When it comes to French Bulldog breeders it’s not so much a question of whether your breeder is registered or not. It seems that every Tom, Dick and Harry is a registered breeder these days… It’s more a question of whether your breeder is ethical, experienced, and do they know what they’re doing with the French Bulldog? At the minimum you would want to see DNA testing results and spine scoring for both parents of any litter. This is not a simple dog to breed. Being both miniature and brachycephalic, there are so many things that can go wrong, and it’s the buyer who’s left paying the bills or putting their puppy to sleep.

Every potential buyer should be able to meet the parents, see where the puppies have been raised, see where the parents live. This has always been the standard among registered breeders for time immemorial… yet lately this is changing among some French Bulldog breeders. They claim that their home is their private space and not open to the “general public” (i.e. puppy buyers), or that they don’t want potential thieves knowing where their dogs are kept so they won’t allow anyone to know their address. As a puppy buyer, I would be very suspicious about any of those claims. People NEED to see where the pups have been raised, to be reassured it’s not in some disease ridden hovel of a puppy farm. Opening your home to the public is part of the package when you become a dog breeder, but some of the new Frenchie breeders don’t seem to understand that.

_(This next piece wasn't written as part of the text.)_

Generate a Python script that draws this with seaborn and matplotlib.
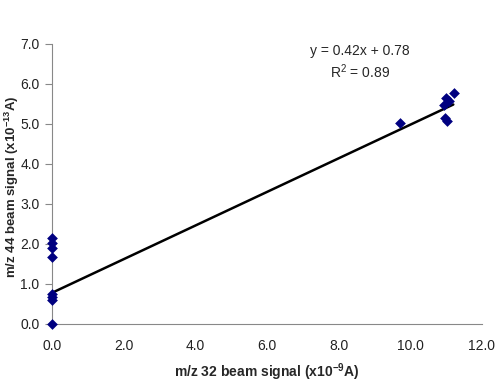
import matplotlib
matplotlib.use("Agg")
import matplotlib.pyplot as plt
import seaborn as sns
import pandas as pd
import numpy as np

x_vals = [0, 0, 0, 0, 0, 0, 0, 0, 9.70, 11.21, 11.00, 10.93, 11.07, 10.98, 11.02]
y_vals = [0.0, 0.60, 0.68, 0.75, 1.68, 1.90, 2.03, 2.15, 5.03, 5.78, 5.64, 5.48, 5.56, 5.14, 5.08]
slope = 0.42
intercept = 0.78
fit_x = [0, 11.2]
x_ticks = [0, 2, 4, 6, 8, 10, 12]
y_ticks = [0, 1, 2, 3, 4, 5, 6, 7]

sns.set_style("white")
plt.rcParams['font.family'] = ['Liberation Sans', 'DejaVu Sans']
plt.rcParams['mathtext.default'] = 'regular'

fig = plt.figure(figsize=(5.01, 3.88), dpi=100)
ax = fig.add_axes([0.104, 0.165, 0.858, 0.722])

df = pd.DataFrame({"x": x_vals, "y": y_vals})
sns.scatterplot(data=df, x="x", y="y", marker="D", color="#000080", s=30,
                edgecolor="#000080", linewidth=0, ax=ax, zorder=3, clip_on=False)
fx = np.array(fit_x)
sns.lineplot(x=fx, y=slope * fx + intercept, color="black", linewidth=1.8, ax=ax, zorder=2)

ax.set_xlim(0, 12)
ax.set_ylim(0, 7)
ax.set_xticks(x_ticks)
ax.set_yticks(y_ticks)
ax.set_xticklabels([f"{v:.1f}" for v in x_ticks], fontsize=10, color="#222222")
ax.set_yticklabels([f"{v:.1f}" for v in y_ticks], fontsize=10, color="#222222")
ax.tick_params(axis="y", direction="out", length=5, width=0.8, color="#888888", left=True, pad=4)
ax.tick_params(axis="x", length=0, pad=11)
for s in ["top", "right"]:
    ax.spines[s].set_visible(False)
for s in ["left", "bottom"]:
    ax.spines[s].set_color("#888888")
    ax.spines[s].set_linewidth(0.8)

ax.set_xlabel("m/z 32 beam signal (x10$^{-9}$A)", fontsize=10, fontweight="bold", labelpad=6)
ax.set_ylabel("m/z 44 beam signal (x10$^{-13}$A)", fontsize=9.5, fontweight="bold")
ax.yaxis.set_label_coords(-0.072, 0.49)

ax.text(8.6, 6.82, "y = 0.42x + 0.78", ha="center", va="center", fontsize=10)
ax.text(8.6, 6.3, "R$^2$ = 0.89", ha="center", va="center", fontsize=10)

fig.savefig("out.png", dpi=100)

Every one of us wants to “bag a bargain” in life, but when buying a puppy this is certainly one time that the old adage “you get what you pay for” applies. There is very often a good reason why some French Bulldog puppies are a lot cheaper than others. Be cautious about those breeders selling for $2,000 or less. And be doubly cautious about buying cheap pups online, interstate or overseas. Overseas puppies CANNOT simply fly into Australia… it’s AT LEAST a 6 month process, often much longer than that. And it costs… tens of thousands of dollars… and that’s even when you’re lucky enough to get a real puppy and not an imaginary one. Scammers are flocking to the internet, especially for Frenchies, and placing adverts for non-existent puppies. These frauds are difficult to trace and even harder to prosecute, as they often originate overseas where the laws are different or non-existent when it comes to internet fraud. Puppy farmers are also using the internet as a great platform for selling their puppies interstate, knowing people can’t come to their home to see the puppies or the conditions they were raised in. With the volume of French Bulldog puppies being bred all around the country, there’s no reason why anyone can’t find a good registered breeder near them; where they can meet the puppies. A breeder they can go to if they have issues, someone they can call upon for advice and assistance with that puppy for years to come. Often these ethically bred pups will be more expensive than the cheapest options online, but in this instance you want quality, not a bargain.